I hope my initial recommendation on Multi Family has confused anyone.

Thats the issue im finding here local, im trying to buy within 1 hour from my home, so i can possibly self manage it, but im throwing in management numbers in the calculations to assure i have the room for it if i so choose. Most of the MF in my area lately have been selling with single digit CoC returns, just a little hard pressed to settle for such low returns. I could pay down one of my higher interest mortgage loans and nearly make equivalent returns...

I get the fact that when a SF goes vacant, that its 100% vacant, but the last 5 years the longest ive had a rental vacant for is 5 days, most of my properties i have a contract for a new renter the next day after they move out. 

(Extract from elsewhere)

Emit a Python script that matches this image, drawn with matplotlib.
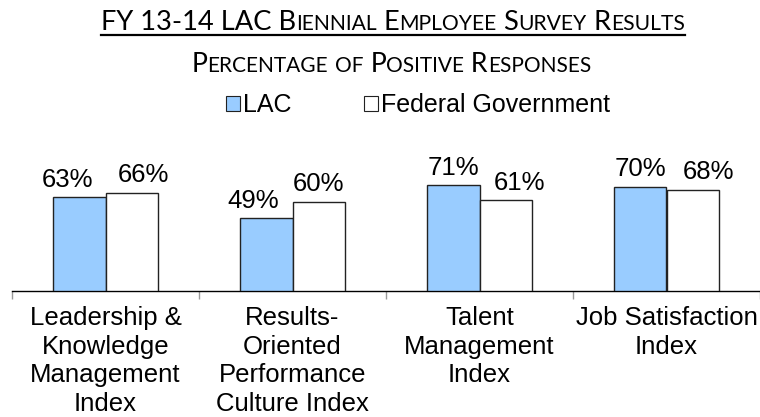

Minimum cash flow targeted generally relates to what the bank (small commercial bank) has for debt service coverage ratio requirements. I do aim for about a 10% cash on cash but with the market so tight and evaluating over a ten year hold I typically focus on an IRR of 20%. I do have some leeway here typically too though as the buying agent, investor, and property management company owner, but also always like each deal to stand on its own for resale purposes.

With arbitrary numbers and also less evaluation on how rents change over time you are probably missing some deals. In theory you could call some of my recent purchases value adds but it’s much more buying under rented properties then properties requiring extensive rehab

@William Huston Monthly cash flow per door is a good rule of thumb but it’s not the end all. As pointed out by others there are other more important metrics such as COC return. One thing that stood out from your example is that when going from $225K offer to $235K your cash flow went from $408 to $280. That seems strange. If you put down 20% you only finance 8K more. At 5.5% for 15 years the payment would be $65.